Right. I'll accept the shame of not reading the whole news. My bad.
But the same death toll in Islamabad got play in the Inqy as the beginning of armageddon, using "blast" four times and hyping connections to last year's dispute over the Red Mosque. With no group claiming responsibility, the piece inserts a sheepish: "It was not clear if the events were linked, and a mosque official condemned the attack."
Again, I can hardly blame Chairman Toll for diminishing the footprint of Iraqi violence while exaggerating that of violence in Pakistan. These are AP stories. All he's doing is pulling shit in off the wire. No one is fabricating the news. No, that would take effort.
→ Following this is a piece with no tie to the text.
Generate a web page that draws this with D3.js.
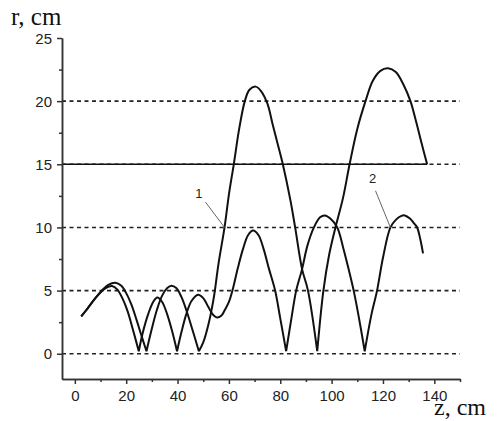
<!DOCTYPE html>
<html>
<head>
<meta charset="utf-8">
<script src="https://cdn.jsdelivr.net/npm/d3@7"></script>
<style>
  body { margin: 0; background: #fff; }
  .tick text { font-family: "Liberation Sans", Arial, sans-serif; font-size: 15px; fill: #222; }
</style>
</head>
<body>
<svg id="chart"></svg>
<script>
"use strict";

// curve 1 (z, cm / r, cm)
var z1 = [2.5, 5, 8, 11, 13, 15.8, 18, 20, 22, 24, 26, 27.9, 30, 32, 34, 36, 37.6, 39.5, 41.5, 43.5, 45.5, 48.3,
  50, 52, 54, 56, 58.3, 60, 61.9, 64, 66.2, 68, 70.4, 72.5, 75, 77, 79, 81, 84, 85.8, 88.5, 90.8, 94.4,
  96.8, 99, 101.5, 104.4, 107, 110, 113.2, 116, 119, 122, 125, 128, 130.7, 133, 135, 137.2];
var r1 = [2.95, 3.6, 4.4, 5.1, 5.45, 5.62, 5.4, 4.8, 3.9, 2.7, 1.4, 0.2, 2.0, 3.5, 4.6, 5.2, 5.38, 5.2, 4.5, 3.4, 2.1, 0.2,
  0.9, 2.3, 4.3, 7.2, 10, 12.6, 15, 17.8, 20, 20.9, 21.15, 20.8, 19.8, 18.2, 16.6, 15, 12.1, 10, 6.7, 5, 0.2,
  5, 7.8, 10, 12.3, 15, 17.8, 20, 21.6, 22.4, 22.6, 22.3, 21.3, 20, 18.3, 16.7, 15];

// curve 2
var z2 = [2.5, 5, 8, 11, 13, 14.5, 16.5, 18.5, 20.5, 22.5, 24.9, 26.5, 28.5, 30.5, 32.1, 34, 36, 38, 39.8,
  41.5, 43.5, 45.5, 48, 50, 52, 54, 55.4, 57, 58.5, 60, 61.5, 63.5, 65.5, 67.5, 69.4, 71.5, 73.5, 75.5, 78, 80, 82.3,
  84.5, 86.2, 88.5, 90.5, 93.1, 95.5, 97.4, 99.5, 102.2, 104.5, 106.5, 108.6, 110.5, 112.9,
  115.5, 117.7, 120, 122.9, 125, 127, 128.5, 130.5, 132, 133.3, 134.5, 135.6];
var r2 = [2.95, 3.6, 4.4, 5.05, 5.3, 5.36, 5.1, 4.4, 3.4, 2.0, 0.2, 1.7, 3.1, 4.1, 4.45, 4.1, 3.1, 1.7, 0.2,
  1.7, 3.2, 4.2, 4.67, 4.4, 3.7, 3.05, 2.87, 3.0, 3.5, 4.1, 5.1, 6.8, 8.3, 9.4, 9.75, 9.4, 8.3, 6.8, 5, 2.8, 0.2,
  3, 5, 6.7, 8.5, 10, 10.8, 10.95, 10.7, 10, 8.4, 6.8, 5, 3, 0.2,
  3.1, 5, 7.6, 10, 10.6, 10.9, 10.95, 10.7, 10.35, 10, 9.1, 7.95];

var gridR = [0, 5, 10, 20];
var wallR = 15, wallEnd = 137.2;
var xMajor = [0, 20, 40, 60, 80, 100, 120, 140];
var xMinor = [10, 30, 50, 70, 90, 110, 130, 150];
var yMajor = [0, 5, 10, 15, 20, 25];
var yMinor = [2.5, 7.5, 12.5, 17.5, 22.5];

// curve labels: [text, label z, label r, leader start z, r, leader end z, r]
var labels = [
  ["1", 48.3, 12.7, 50.9, 12.0, 58.3, 10],
  ["2", 116, 13.9, 117.1, 12.9, 122.9, 10]
];

var width = 497, height = 421;

var svg = d3.select("#chart")
  .attr("width", width)
  .attr("height", height);

var x = d3.scaleLinear().domain([-5, 150]).range([62, 460]);
var y = d3.scaleLinear().domain([-2, 25]).range([379, 38]);

// dashed levels
svg.selectAll("line.grid")
  .data(gridR.concat([wallR]))
  .enter()
  .append("line")
  .attr("class", "grid")
  .attr("x1", x(-5))
  .attr("x2", x(150))
  .attr("y1", function (d) { return y(d); })
  .attr("y2", function (d) { return y(d); })
  .style("stroke", "#222")
  .style("stroke-width", 1.6)
  .style("stroke-dasharray", "4,3.5");

// solid r = 15 line
svg.append("line")
  .attr("x1", x(-5))
  .attr("x2", x(wallEnd))
  .attr("y1", y(wallR))
  .attr("y2", y(wallR))
  .style("stroke", "#111")
  .style("stroke-width", 1.6);

// axes
svg.append("g")
  .attr("transform", "translate(0," + y(-2) + ")")
  .call(d3.axisBottom(x).tickValues(xMajor).tickSize(5).tickSizeOuter(0).tickPadding(6));
svg.append("g")
  .attr("transform", "translate(0," + y(-2) + ")")
  .call(d3.axisBottom(x).tickValues(xMinor).tickSize(3).tickSizeOuter(0).tickFormat(""));

var yAxis = svg.append("g")
  .attr("transform", "translate(" + x(-5) + ",0)")
  .call(d3.axisLeft(y).tickValues(yMajor).tickSize(5).tickSizeOuter(0).tickPadding(5));
svg.append("g")
  .attr("transform", "translate(" + x(-5) + ",0)")
  .call(d3.axisLeft(y).tickValues(yMinor).tickSize(3).tickSizeOuter(0).tickFormat(""));

svg.selectAll(".domain, .tick line")
  .style("stroke", "#333")
  .style("stroke-width", 1.5);

yAxis.selectAll(".tick text").attr("dy", "0.35em");

// curves: smooth arcs, sharp at the zeros
var line = d3.line()
  .x(function (d) { return x(d[0]); })
  .y(function (d) { return y(d[1]); })
  .curve(d3.curveCatmullRom.alpha(0.5));

function arcs(pts) {
  var out = [], cur = [];
  pts.forEach(function (p, i) {
    cur.push(p);
    if (p[1] <= 0.25 && i > 0 && i < pts.length - 1) {
      out.push(cur);
      cur = [p];
    }
  });
  out.push(cur);
  return out;
}

[d3.zip(z1, r1), d3.zip(z2, r2)].forEach(function (pts) {
  svg.append("path")
    .attr("d", arcs(pts).map(line).join(""))
    .style("fill", "none")
    .style("stroke", "#111")
    .style("stroke-width", 2)
    .style("stroke-linejoin", "round");
});

// curve labels with leaders
labels.forEach(function (l) {
  svg.append("text")
    .attr("x", x(l[1]))
    .attr("y", y(l[2]))
    .attr("dy", "0.35em")
    .attr("text-anchor", "middle")
    .style("font-family", "Liberation Sans, Arial, sans-serif")
    .style("font-size", "13px")
    .style("fill", "#222")
    .text(l[0]);
  svg.append("line")
    .attr("x1", x(l[3]))
    .attr("y1", y(l[4]))
    .attr("x2", x(l[5]))
    .attr("y2", y(l[6]))
    .style("stroke", "#666")
    .style("stroke-width", 1);
});

// axis titles
svg.append("text")
  .attr("x", 11)
  .attr("y", 25)
  .style("font-family", "Liberation Serif, Times New Roman, serif")
  .style("font-size", "25px")
  .style("fill", "#111")
  .text("r, cm");

svg.append("text")
  .attr("x", 434)
  .attr("y", 415)
  .style("font-family", "Liberation Serif, Times New Roman, serif")
  .style("font-size", "24px")
  .style("fill", "#111")
  .text("z, cm");
</script>
</body>
</html>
Sloth, not avarice, is the motivator. The news source for the fifth-largest city in the US can't send people overseas to actually get their own version of events. The editors of the Inquirer are too lazy even to concoct an individuated appraisal of what they pull off the wires. If, officially, Iraq Is Pacified And Our Next War Is In Pakistan, who is Bruce Toll to say no? Confronting conventional wisdom isn't part of the Inquirer brand. Leave that to the Washington Post:
BAGHDAD, July 6 -- A wave of attacks in Baghdad and areas north of the capital Sunday shattered a relative lull in violence, killing 16 people and injuring 15 a day after Prime Minister Nouri al-Maliki declared that Iraq's government had defeated terrorism.